Prime Minister Boris Johnson suffered a major parliamentary defeat over his Brexit strategy on Tuesday, which could delay Britain’s exit from the European Union next month and force an early election.
Just six weeks after taking office, the Conservative leader was hit by a huge rebellion among his own MPs that leaves him without a working majority in the House of Commons.
They joined with opposition MPs to begin the process of drafting legislation intended to stop Johnson taking Britain out of the EU on October 31 if he has not agreed a deal with Brussels.
The prime minister had warned that anyone who voted against him would be expelled from the party.
He is now expected to table a motion for an early election before parliament on Wednesday, with the poll date expected before a crucial EU summit on October 17 and 18.
However, it is not certain he will succeed as it requires the support of two-thirds of MPs — and the opposition Labour party is deeply distrustful of Johnson’s motives.
The former London mayor took over as premier in July promising to finally deliver on the 2016 referendum vote for Brexit, after his predecessor, Theresa May delayed exit day twice.
Johnson says he wants to agree a divorce deal with Brussels, but says if this is not possible, Britain should leave the EU next month regardless.
However, there are not yet any formal negotiations with the EU and MPs are increasingly fearful of a disorderly divorce, which they believe could cause significant economic damage.
The heightened political tension sent the British pound tumbling on Tuesday to its lowest level against the dollar in almost three years.
It also spilled out onto the streets outside parliament, where anti-Brexit protesters gathered.
“Coming out of the EU with no deal at all is the worst possible option,” said John Wetherall, a retired chemical engineer carrying EU flags.
– ‘Last opportunity’ –
In a heated debate before the vote, Johnson condemned attempts to tie his hands as “surrender”, saying the rebels’ plan would hand power over exit negotiations to Brussels.
But his critics won an early boost by the dramatic defection of Conservative MP Phillip Lee, who crossed the Commons while Johnson was speaking to sit with the pro-European Liberal Democrats.
Lee said in his resignation letter that the Conservative party “has become infected with the twin diseases of populism and English nationalism” as a result of Brexit.
Tuesday’s vote will clear time in the House of Commons on Wednesday to introduce legislation that could force Johnson to delay Brexit to January 31 if he cannot agree an EU deal by October 19.
MPs are racing to get it through before parliament is suspended next week, in what Labour leader Jeremy Corbyn said “may be our last opportunity” to prevent a chaotic Brexit.
But government minister Jacob Rees-Mogg said the move sought to “confound the referendum result” after Britons voted for Brexit in 2016.
Lee’s defection means the prime minister no longer has a majority in the 650-seat chamber — and if the rebels are expelled, Johnson’s position will be further weakened.
But he remains in government until he loses a formal confidence vote, or calls an election.
On a day of high drama, an Edinburgh court also heard a legal challenge against Johnson’s decision to suspend parliament next week for more than a month.

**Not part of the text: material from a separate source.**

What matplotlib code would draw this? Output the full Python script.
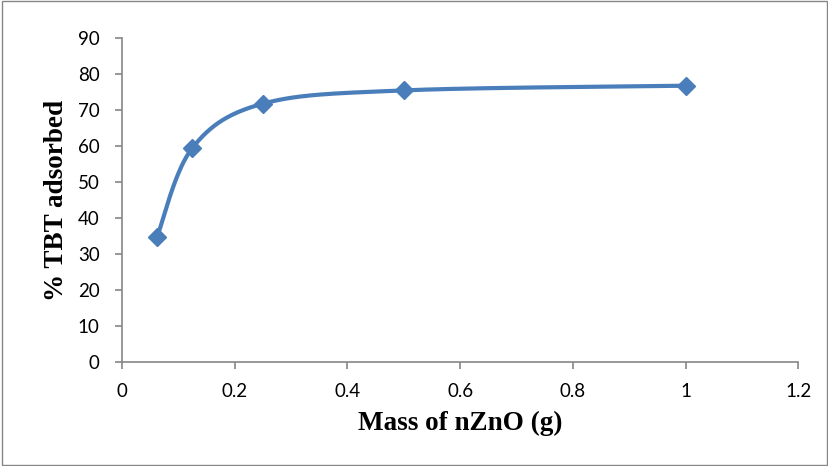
import numpy as np
import matplotlib
matplotlib.use("Agg")
import matplotlib.pyplot as plt
from matplotlib.patches import Rectangle

mass_g = [0.0625, 0.125, 0.25, 0.5, 1.0]
tbt_adsorbed = [34.8, 59.5, 71.8, 75.5, 76.8]
x_ticks = [0, 0.2, 0.4, 0.6, 0.8, 1, 1.2]
x_tick_labels = ["0", "0.2", "0.4", "0.6", "0.8", "1", "1.2"]
y_ticks = list(range(0, 91, 10))

LINE = "#4A7EBB"
AXIS = "#868686"


def smooth_curve(x, y, n=60):
    """Cardinal-spline smoothing through the points (spreadsheet style)."""
    x = np.asarray(x, float)
    y = np.asarray(y, float)
    px = np.concatenate([[x[0]], x, [x[-1]]])
    py = np.concatenate([[y[0]], y, [y[-1]]])
    xs, ys = [], []
    for i in range(1, len(px) - 2):
        p0 = np.array([px[i - 1], py[i - 1]])
        p1 = np.array([px[i], py[i]])
        p2 = np.array([px[i + 1], py[i + 1]])
        p3 = np.array([px[i + 2], py[i + 2]])
        c1 = p1 + (p2 - p0) / 6.0
        c2 = p2 - (p3 - p1) / 6.0
        t = np.linspace(0, 1, n)[:, None]
        b = ((1 - t) ** 3) * p1 + 3 * ((1 - t) ** 2) * t * c1 + 3 * (1 - t) * t ** 2 * c2 + t ** 3 * p2
        xs.append(b[:, 0])
        ys.append(b[:, 1])
    return np.concatenate(xs), np.concatenate(ys)


fig = plt.figure(figsize=(8.29, 4.66), dpi=100)
ax = fig.add_axes([0.147, 0.223, 0.816, 0.695])

sx, sy = smooth_curve(mass_g, tbt_adsorbed)
ax.plot(sx, sy, color=LINE, lw=3, solid_capstyle="round", zorder=2)
ax.plot(mass_g, tbt_adsorbed, linestyle="none", marker="D", markersize=9,
        color=LINE, zorder=3)

ax.set_xlim(0, 1.2)
ax.set_ylim(0, 90)
ax.set_xticks(x_ticks)
ax.set_xticklabels(x_tick_labels)
ax.set_yticks(y_ticks)

for side in ("top", "right"):
    ax.spines[side].set_visible(False)
for side in ("left", "bottom"):
    ax.spines[side].set_color(AXIS)
    ax.spines[side].set_linewidth(1.2)
ax.tick_params(axis="both", direction="out", length=5, width=1.2, color=AXIS,
               labelsize=13.5)
ax.tick_params(axis="x", pad=10)
ax.tick_params(axis="y", pad=11)
for lab in ax.get_xticklabels() + ax.get_yticklabels():
    lab.set_fontfamily("Lato")

ax.set_xlabel("Mass of nZnO (g)", fontfamily="Liberation Serif", fontweight="bold",
              fontsize=19.5, labelpad=8)
ax.set_ylabel("% TBT adsorbed", fontfamily="Liberation Serif", fontweight="bold",
              fontsize=19.5, labelpad=6)

fig.patches.append(Rectangle((0.002, 0.003), 0.996, 0.994, transform=fig.transFigure,
                             fill=False, edgecolor=AXIS, linewidth=1))

fig.savefig("out.png", dpi=100)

Critics said Johnson’s move was a bid to silence MPs.
The judge is expected to announce his ruling on Wednesday.
Johnson insists his threat to leave the EU without a deal will ultimately force the bloc to sign up to new terms to ease the end of Britain’s 46-year membership of the bloc.
But his critics warn this is wishful thinking.
In the meantime, leaked government assessments have warned that no-deal could lead to food, fuel and medicine shortages.
UN economists also on Tuesday warned that Britain could lose at least $16 billion (14.6 billion euros) a year on exports to the European Union if it left without a deal.
If Johnson’s bid for an election fails, or if the “no deal” legislation fails, Corbyn has warned he might still try to stop the prime minister by calling a confidence vote in the government.